> [Do this]
Pictures must not be retyped. Return exactly the lines from the one with "Write a web" through the one with "var font = 'Liberation", both included, and no others.

> [Record set]
::::::::::

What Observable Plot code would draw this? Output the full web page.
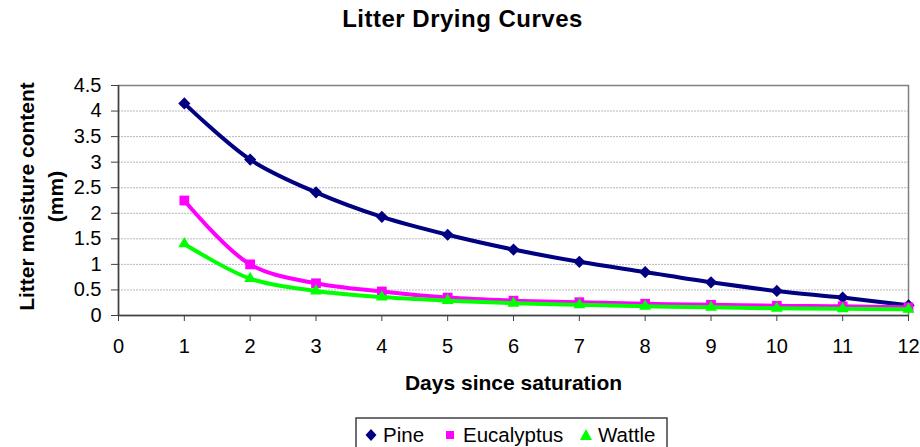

::::::::::

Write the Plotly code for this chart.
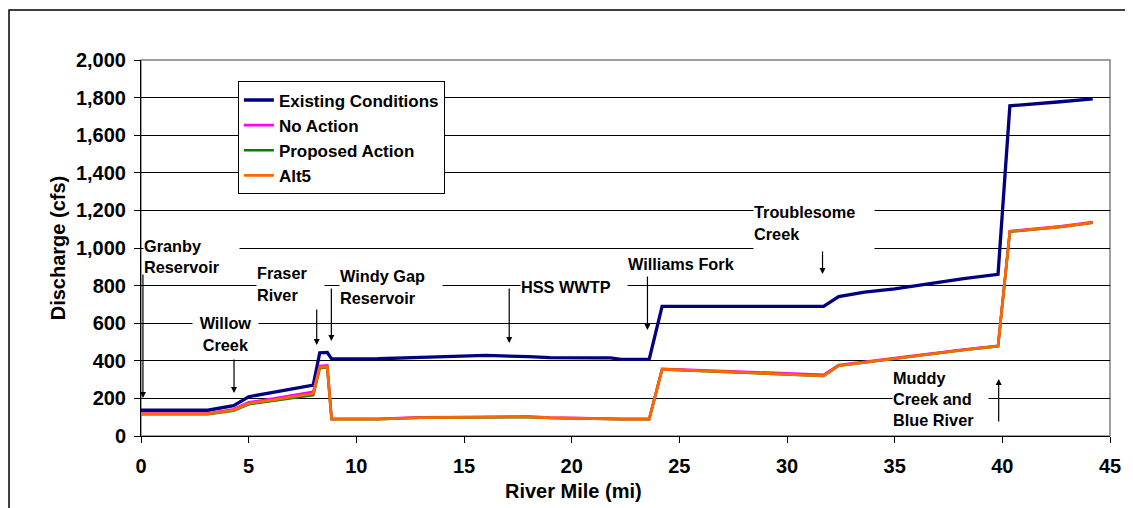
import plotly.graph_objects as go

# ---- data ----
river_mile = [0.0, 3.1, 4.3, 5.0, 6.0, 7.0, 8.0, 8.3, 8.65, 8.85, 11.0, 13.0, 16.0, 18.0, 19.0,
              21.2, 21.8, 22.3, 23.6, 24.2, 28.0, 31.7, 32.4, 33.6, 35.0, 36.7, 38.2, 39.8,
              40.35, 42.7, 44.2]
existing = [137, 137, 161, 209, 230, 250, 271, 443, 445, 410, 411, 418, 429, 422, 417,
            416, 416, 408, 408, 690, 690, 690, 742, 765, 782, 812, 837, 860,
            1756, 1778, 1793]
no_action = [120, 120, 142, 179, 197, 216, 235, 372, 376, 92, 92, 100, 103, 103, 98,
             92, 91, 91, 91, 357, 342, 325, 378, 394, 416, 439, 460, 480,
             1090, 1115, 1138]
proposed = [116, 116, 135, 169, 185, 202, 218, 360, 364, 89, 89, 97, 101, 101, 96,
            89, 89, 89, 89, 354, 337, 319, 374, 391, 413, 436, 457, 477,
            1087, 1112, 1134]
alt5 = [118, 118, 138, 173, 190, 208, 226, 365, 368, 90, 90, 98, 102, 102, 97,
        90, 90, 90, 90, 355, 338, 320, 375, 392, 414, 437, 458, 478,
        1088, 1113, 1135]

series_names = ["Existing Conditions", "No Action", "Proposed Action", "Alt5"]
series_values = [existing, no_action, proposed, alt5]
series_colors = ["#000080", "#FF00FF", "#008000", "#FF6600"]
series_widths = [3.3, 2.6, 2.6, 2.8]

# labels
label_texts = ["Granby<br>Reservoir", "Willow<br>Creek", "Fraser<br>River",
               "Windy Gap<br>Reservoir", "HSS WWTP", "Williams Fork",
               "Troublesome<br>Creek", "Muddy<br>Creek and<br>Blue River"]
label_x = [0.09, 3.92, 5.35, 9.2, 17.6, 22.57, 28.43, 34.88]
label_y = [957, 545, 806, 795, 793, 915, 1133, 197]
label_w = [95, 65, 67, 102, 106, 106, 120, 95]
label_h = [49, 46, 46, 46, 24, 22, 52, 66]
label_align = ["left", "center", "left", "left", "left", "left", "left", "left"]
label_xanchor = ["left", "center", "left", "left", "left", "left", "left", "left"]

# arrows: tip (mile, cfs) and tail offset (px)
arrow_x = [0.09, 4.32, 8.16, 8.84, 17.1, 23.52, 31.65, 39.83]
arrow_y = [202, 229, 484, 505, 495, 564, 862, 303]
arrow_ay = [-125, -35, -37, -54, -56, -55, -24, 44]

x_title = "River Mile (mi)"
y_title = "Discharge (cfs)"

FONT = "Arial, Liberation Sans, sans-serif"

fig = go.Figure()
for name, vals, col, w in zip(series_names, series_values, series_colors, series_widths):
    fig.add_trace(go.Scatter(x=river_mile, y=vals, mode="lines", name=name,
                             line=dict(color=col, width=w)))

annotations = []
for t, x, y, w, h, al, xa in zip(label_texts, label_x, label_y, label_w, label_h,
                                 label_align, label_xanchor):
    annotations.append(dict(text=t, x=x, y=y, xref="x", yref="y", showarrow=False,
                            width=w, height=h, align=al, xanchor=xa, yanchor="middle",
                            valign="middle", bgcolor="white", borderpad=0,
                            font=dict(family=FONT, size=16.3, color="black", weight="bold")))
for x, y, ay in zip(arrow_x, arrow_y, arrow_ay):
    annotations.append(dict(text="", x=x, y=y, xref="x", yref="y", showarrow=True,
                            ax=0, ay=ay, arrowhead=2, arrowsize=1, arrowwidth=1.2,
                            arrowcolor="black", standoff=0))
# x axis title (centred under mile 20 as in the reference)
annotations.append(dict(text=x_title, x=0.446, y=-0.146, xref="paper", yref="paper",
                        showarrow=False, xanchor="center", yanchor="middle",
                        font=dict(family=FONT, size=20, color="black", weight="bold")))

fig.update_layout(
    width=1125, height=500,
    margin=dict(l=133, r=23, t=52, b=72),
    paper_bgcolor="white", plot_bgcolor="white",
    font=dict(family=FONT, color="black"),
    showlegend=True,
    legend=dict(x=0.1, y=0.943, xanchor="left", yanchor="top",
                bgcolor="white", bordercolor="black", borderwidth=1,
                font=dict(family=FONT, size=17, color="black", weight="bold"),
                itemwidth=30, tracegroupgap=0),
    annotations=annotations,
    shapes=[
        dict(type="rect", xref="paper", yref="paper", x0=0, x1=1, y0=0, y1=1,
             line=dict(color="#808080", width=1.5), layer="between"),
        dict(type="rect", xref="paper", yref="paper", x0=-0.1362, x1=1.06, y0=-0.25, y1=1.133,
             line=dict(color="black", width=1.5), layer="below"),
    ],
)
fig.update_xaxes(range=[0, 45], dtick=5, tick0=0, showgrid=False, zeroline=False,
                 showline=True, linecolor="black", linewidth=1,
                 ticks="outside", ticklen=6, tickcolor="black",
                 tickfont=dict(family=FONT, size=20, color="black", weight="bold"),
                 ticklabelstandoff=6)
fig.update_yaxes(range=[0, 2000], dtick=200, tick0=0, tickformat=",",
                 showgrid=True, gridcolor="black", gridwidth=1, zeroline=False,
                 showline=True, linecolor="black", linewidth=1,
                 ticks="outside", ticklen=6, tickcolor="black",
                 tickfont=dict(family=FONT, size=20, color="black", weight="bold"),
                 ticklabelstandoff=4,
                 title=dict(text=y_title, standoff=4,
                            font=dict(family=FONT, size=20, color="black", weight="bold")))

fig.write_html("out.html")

::::::::::

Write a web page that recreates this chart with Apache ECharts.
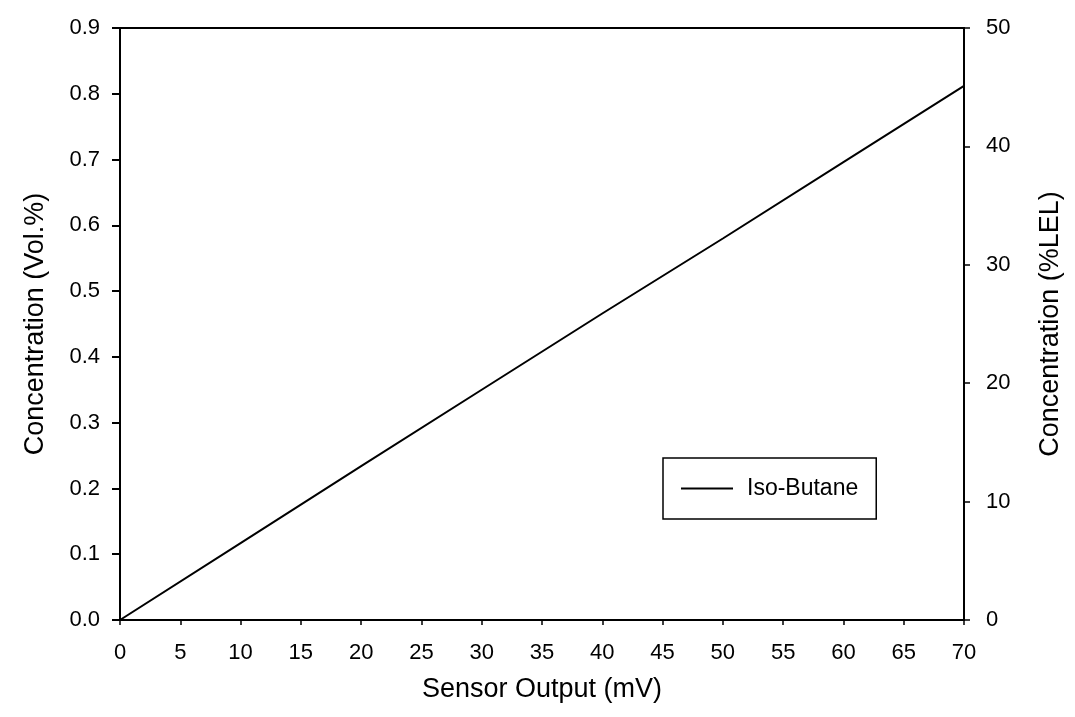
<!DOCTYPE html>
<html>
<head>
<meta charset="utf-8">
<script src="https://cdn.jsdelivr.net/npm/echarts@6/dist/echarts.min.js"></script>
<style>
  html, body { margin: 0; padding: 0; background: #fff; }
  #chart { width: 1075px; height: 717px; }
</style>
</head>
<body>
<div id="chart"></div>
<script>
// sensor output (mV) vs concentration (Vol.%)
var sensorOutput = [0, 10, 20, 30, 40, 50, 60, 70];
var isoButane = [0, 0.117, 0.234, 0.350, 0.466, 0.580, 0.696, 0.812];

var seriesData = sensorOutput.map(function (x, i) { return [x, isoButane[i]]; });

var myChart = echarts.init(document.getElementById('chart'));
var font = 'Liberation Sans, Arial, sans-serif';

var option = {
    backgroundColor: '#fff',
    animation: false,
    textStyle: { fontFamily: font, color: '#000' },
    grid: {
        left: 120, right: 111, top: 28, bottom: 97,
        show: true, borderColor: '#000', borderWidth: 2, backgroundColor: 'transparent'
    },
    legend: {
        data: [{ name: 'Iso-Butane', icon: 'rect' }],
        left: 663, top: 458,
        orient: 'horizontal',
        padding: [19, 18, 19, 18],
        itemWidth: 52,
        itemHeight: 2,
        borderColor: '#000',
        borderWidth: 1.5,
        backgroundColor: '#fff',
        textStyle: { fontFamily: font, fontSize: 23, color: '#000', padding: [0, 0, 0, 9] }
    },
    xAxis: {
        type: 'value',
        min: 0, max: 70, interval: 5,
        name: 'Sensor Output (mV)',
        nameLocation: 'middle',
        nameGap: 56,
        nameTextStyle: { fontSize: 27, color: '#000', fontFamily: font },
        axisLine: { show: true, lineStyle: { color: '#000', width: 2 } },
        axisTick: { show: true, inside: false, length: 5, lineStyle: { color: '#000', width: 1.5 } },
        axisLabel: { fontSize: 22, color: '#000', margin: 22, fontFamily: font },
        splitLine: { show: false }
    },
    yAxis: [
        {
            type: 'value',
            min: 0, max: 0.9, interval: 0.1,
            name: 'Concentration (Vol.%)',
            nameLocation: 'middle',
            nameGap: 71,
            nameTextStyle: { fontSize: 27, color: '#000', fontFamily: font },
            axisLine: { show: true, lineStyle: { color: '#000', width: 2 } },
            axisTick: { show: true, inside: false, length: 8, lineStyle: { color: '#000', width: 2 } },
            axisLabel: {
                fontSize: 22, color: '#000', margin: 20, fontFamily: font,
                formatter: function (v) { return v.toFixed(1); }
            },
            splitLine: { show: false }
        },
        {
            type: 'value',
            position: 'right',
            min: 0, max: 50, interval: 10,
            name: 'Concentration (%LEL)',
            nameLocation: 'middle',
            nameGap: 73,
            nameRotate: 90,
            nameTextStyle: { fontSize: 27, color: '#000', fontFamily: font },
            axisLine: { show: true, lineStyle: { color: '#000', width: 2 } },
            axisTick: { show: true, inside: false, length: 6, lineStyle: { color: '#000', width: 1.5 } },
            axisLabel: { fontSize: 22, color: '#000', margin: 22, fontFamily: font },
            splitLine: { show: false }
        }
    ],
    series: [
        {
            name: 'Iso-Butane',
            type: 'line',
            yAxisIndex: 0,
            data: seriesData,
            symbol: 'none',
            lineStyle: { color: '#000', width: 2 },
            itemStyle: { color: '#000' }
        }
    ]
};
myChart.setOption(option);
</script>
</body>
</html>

::::::::::

> [Result of this exercise]
Write a web page that recreates this chart with Apache ECharts.
<!DOCTYPE html>
<html>
<head>
<meta charset="utf-8">
<script src="https://cdn.jsdelivr.net/npm/echarts@6/dist/echarts.min.js"></script>
<style>
  html, body { margin: 0; padding: 0; background: #fff; }
  #chart { width: 1075px; height: 717px; }
</style>
</head>
<body>
<div id="chart"></div>
<script>
// sensor output (mV) vs concentration (Vol.%)
var sensorOutput = [0, 10, 20, 30, 40, 50, 60, 70];
var isoButane = [0, 0.117, 0.234, 0.350, 0.466, 0.580, 0.696, 0.812];

var seriesData = sensorOutput.map(function (x, i) { return [x, isoButane[i]]; });

var myChart = echarts.init(document.getElementById('chart'));
var font = 'Liberation Sans, Arial, sans-serif';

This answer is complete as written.